** Start of GIVEN DATA **
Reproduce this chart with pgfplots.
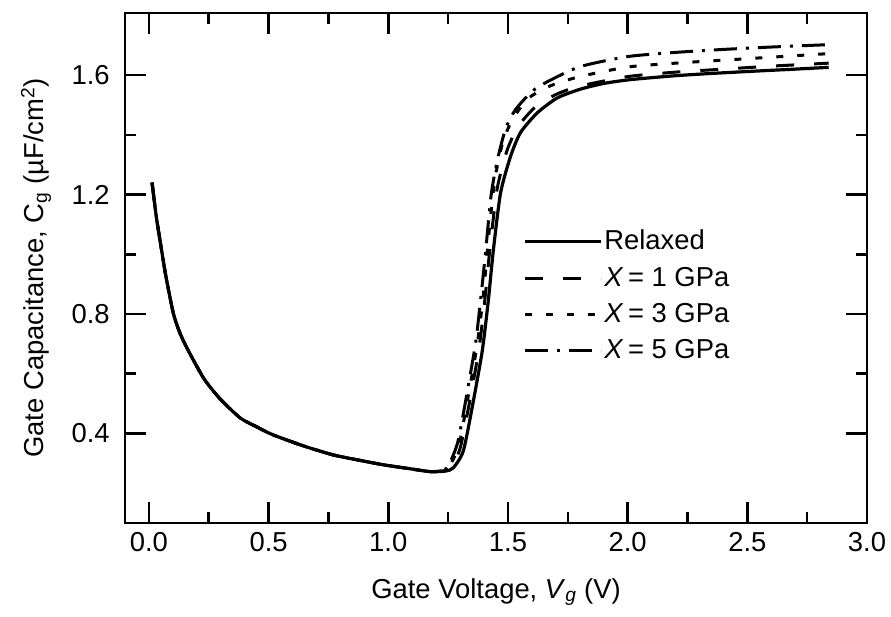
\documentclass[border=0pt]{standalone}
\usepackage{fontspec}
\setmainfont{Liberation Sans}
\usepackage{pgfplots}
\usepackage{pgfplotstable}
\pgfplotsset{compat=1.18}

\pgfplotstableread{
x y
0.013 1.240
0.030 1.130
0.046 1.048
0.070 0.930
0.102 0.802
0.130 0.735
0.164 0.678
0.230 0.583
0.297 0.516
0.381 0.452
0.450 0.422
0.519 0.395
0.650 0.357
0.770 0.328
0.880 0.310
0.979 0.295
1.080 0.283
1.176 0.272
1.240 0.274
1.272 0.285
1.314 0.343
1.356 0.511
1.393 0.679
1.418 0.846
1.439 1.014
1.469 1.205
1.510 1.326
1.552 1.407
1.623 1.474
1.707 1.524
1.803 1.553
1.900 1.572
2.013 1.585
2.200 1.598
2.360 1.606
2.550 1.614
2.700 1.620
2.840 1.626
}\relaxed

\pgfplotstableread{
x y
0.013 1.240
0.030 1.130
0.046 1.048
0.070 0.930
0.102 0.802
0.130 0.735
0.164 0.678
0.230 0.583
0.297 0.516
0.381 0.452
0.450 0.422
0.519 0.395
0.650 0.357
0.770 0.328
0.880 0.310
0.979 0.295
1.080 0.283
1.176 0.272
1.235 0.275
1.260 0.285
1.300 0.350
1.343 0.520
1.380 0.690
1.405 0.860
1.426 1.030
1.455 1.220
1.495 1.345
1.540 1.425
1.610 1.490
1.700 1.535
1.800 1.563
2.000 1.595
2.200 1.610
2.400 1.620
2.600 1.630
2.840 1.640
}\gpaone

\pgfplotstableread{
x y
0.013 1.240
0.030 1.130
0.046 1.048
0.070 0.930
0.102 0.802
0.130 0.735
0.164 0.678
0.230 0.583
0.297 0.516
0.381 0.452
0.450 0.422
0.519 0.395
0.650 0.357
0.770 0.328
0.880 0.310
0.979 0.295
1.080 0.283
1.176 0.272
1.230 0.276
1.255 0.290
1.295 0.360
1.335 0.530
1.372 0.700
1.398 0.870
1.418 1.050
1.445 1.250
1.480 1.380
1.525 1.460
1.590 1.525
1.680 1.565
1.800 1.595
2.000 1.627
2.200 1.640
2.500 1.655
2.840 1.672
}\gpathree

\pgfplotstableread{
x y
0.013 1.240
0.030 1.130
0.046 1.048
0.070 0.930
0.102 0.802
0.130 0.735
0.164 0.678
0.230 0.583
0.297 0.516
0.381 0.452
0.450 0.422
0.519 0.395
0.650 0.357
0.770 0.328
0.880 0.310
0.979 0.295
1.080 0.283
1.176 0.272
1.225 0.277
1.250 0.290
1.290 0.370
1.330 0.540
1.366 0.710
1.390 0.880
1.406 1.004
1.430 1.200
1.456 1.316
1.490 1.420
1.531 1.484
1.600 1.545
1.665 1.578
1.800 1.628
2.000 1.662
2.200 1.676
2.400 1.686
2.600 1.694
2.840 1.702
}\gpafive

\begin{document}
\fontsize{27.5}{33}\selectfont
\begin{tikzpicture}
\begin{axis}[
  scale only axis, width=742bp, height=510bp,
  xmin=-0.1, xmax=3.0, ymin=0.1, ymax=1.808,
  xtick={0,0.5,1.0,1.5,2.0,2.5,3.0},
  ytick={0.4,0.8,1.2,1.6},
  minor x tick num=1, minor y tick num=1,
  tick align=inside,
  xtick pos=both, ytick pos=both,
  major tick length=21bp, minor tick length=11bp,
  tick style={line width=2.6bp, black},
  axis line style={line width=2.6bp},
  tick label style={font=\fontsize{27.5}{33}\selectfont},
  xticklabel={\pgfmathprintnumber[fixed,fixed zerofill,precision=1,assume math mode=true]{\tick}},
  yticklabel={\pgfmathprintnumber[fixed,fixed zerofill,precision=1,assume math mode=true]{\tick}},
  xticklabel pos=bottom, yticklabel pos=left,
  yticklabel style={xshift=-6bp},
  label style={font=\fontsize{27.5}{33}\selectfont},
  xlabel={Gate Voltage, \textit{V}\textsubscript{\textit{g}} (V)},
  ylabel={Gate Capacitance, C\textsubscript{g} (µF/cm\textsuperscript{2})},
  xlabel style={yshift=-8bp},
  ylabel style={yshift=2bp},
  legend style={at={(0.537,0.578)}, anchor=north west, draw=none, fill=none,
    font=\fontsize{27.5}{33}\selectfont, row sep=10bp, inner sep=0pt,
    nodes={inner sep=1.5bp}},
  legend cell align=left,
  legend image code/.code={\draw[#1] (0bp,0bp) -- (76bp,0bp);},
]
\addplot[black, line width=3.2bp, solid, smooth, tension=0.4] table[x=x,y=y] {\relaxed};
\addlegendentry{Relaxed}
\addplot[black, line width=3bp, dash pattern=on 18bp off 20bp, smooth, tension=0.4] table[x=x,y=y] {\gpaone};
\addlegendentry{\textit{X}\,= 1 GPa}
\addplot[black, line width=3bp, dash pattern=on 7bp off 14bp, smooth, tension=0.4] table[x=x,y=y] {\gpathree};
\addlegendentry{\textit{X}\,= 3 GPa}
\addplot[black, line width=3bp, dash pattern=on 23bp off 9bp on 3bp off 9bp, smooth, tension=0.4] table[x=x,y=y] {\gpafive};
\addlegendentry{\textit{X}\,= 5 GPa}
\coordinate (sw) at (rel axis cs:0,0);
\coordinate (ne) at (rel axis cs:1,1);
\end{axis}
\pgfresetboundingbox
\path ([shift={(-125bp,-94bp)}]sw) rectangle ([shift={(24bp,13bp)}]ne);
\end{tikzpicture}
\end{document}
** End of GIVEN DATA **
▸ **WHAT YOU ARE ASKED TO DO**
Restate the data above word for word. Skip every picture.

▸ **RESPONSE TO THIS TASK**
Reproduce this chart with pgfplots.
\documentclass[border=0pt]{standalone}
\usepackage{fontspec}
\setmainfont{Liberation Sans}
\usepackage{pgfplots}
\usepackage{pgfplotstable}
\pgfplotsset{compat=1.18}

\pgfplotstableread{
x y
0.013 1.240
0.030 1.130
0.046 1.048
0.070 0.930
0.102 0.802
0.130 0.735
0.164 0.678
0.230 0.583
0.297 0.516
0.381 0.452
0.450 0.422
0.519 0.395
0.650 0.357
0.770 0.328
0.880 0.310
0.979 0.295
1.080 0.283
1.176 0.272
1.240 0.274
1.272 0.285
1.314 0.343
1.356 0.511
1.393 0.679
1.418 0.846
1.439 1.014
1.469 1.205
1.510 1.326
1.552 1.407
1.623 1.474
1.707 1.524
1.803 1.553
1.900 1.572
2.013 1.585
2.200 1.598
2.360 1.606
2.550 1.614
2.700 1.620
2.840 1.626
}\relaxed

\pgfplotstableread{
x y
0.013 1.240
0.030 1.130
0.046 1.048
0.070 0.930
0.102 0.802
0.130 0.735
0.164 0.678
0.230 0.583
0.297 0.516
0.381 0.452
0.450 0.422
0.519 0.395
0.650 0.357
0.770 0.328
0.880 0.310
0.979 0.295
1.080 0.283
1.176 0.272
1.235 0.275
1.260 0.285
1.300 0.350
1.343 0.520
1.380 0.690
1.405 0.860
1.426 1.030
1.455 1.220
1.495 1.345
1.540 1.425
1.610 1.490
1.700 1.535
1.800 1.563
2.000 1.595
2.200 1.610
2.400 1.620
2.600 1.630
2.840 1.640
}\gpaone

\pgfplotstableread{
x y
0.013 1.240
0.030 1.130
0.046 1.048
0.070 0.930
0.102 0.802
0.130 0.735
0.164 0.678
0.230 0.583
0.297 0.516
0.381 0.452
0.450 0.422
0.519 0.395
0.650 0.357
0.770 0.328
0.880 0.310
0.979 0.295
1.080 0.283
1.176 0.272
1.230 0.276
1.255 0.290
1.295 0.360
1.335 0.530
1.372 0.700
1.398 0.870
1.418 1.050
1.445 1.250
1.480 1.380
1.525 1.460
1.590 1.525
1.680 1.565
1.800 1.595
2.000 1.627
2.200 1.640
2.500 1.655
2.840 1.672
}\gpathree

\pgfplotstableread{
x y
0.013 1.240
0.030 1.130
0.046 1.048
0.070 0.930
0.102 0.802
0.130 0.735
0.164 0.678
0.230 0.583
0.297 0.516
0.381 0.452
0.450 0.422
0.519 0.395
0.650 0.357
0.770 0.328
0.880 0.310
0.979 0.295
1.080 0.283
1.176 0.272
1.225 0.277
1.250 0.290
1.290 0.370
1.330 0.540
1.366 0.710
1.390 0.880
1.406 1.004
1.430 1.200
1.456 1.316
1.490 1.420
1.531 1.484
1.600 1.545
1.665 1.578
1.800 1.628
2.000 1.662
2.200 1.676
2.400 1.686
2.600 1.694
2.840 1.702
}\gpafive

\begin{document}
\fontsize{27.5}{33}\selectfont
\begin{tikzpicture}
\begin{axis}[
  scale only axis, width=742bp, height=510bp,
  xmin=-0.1, xmax=3.0, ymin=0.1, ymax=1.808,
  xtick={0,0.5,1.0,1.5,2.0,2.5,3.0},
  ytick={0.4,0.8,1.2,1.6},
  minor x tick num=1, minor y tick num=1,
  tick align=inside,
  xtick pos=both, ytick pos=both,
  major tick length=21bp, minor tick length=11bp,
  tick style={line width=2.6bp, black},
  axis line style={line width=2.6bp},
  tick label style={font=\fontsize{27.5}{33}\selectfont},
  xticklabel={\pgfmathprintnumber[fixed,fixed zerofill,precision=1,assume math mode=true]{\tick}},
  yticklabel={\pgfmathprintnumber[fixed,fixed zerofill,precision=1,assume math mode=true]{\tick}},
  xticklabel pos=bottom, yticklabel pos=left,
  yticklabel style={xshift=-6bp},
  label style={font=\fontsize{27.5}{33}\selectfont},
  xlabel={Gate Voltage, \textit{V}\textsubscript{\textit{g}} (V)},
  ylabel={Gate Capacitance, C\textsubscript{g} (µF/cm\textsuperscript{2})},
  xlabel style={yshift=-8bp},
  ylabel style={yshift=2bp},
  legend style={at={(0.537,0.578)}, anchor=north west, draw=none, fill=none,
    font=\fontsize{27.5}{33}\selectfont, row sep=10bp, inner sep=0pt,
    nodes={inner sep=1.5bp}},
  legend cell align=left,
  legend image code/.code={\draw[#1] (0bp,0bp) -- (76bp,0bp);},
]
\addplot[black, line width=3.2bp, solid, smooth, tension=0.4] table[x=x,y=y] {\relaxed};
\addlegendentry{Relaxed}
\addplot[black, line width=3bp, dash pattern=on 18bp off 20bp, smooth, tension=0.4] table[x=x,y=y] {\gpaone};
\addlegendentry{\textit{X}\,= 1 GPa}
\addplot[black, line width=3bp, dash pattern=on 7bp off 14bp, smooth, tension=0.4] table[x=x,y=y] {\gpathree};
\addlegendentry{\textit{X}\,= 3 GPa}
\addplot[black, line width=3bp, dash pattern=on 23bp off 9bp on 3bp off 9bp, smooth, tension=0.4] table[x=x,y=y] {\gpafive};
\addlegendentry{\textit{X}\,= 5 GPa}
\coordinate (sw) at (rel axis cs:0,0);
\coordinate (ne) at (rel axis cs:1,1);
\end{axis}
\pgfresetboundingbox
\path ([shift={(-125bp,-94bp)}]sw) rectangle ([shift={(24bp,13bp)}]ne);
\end{tikzpicture}
\end{document}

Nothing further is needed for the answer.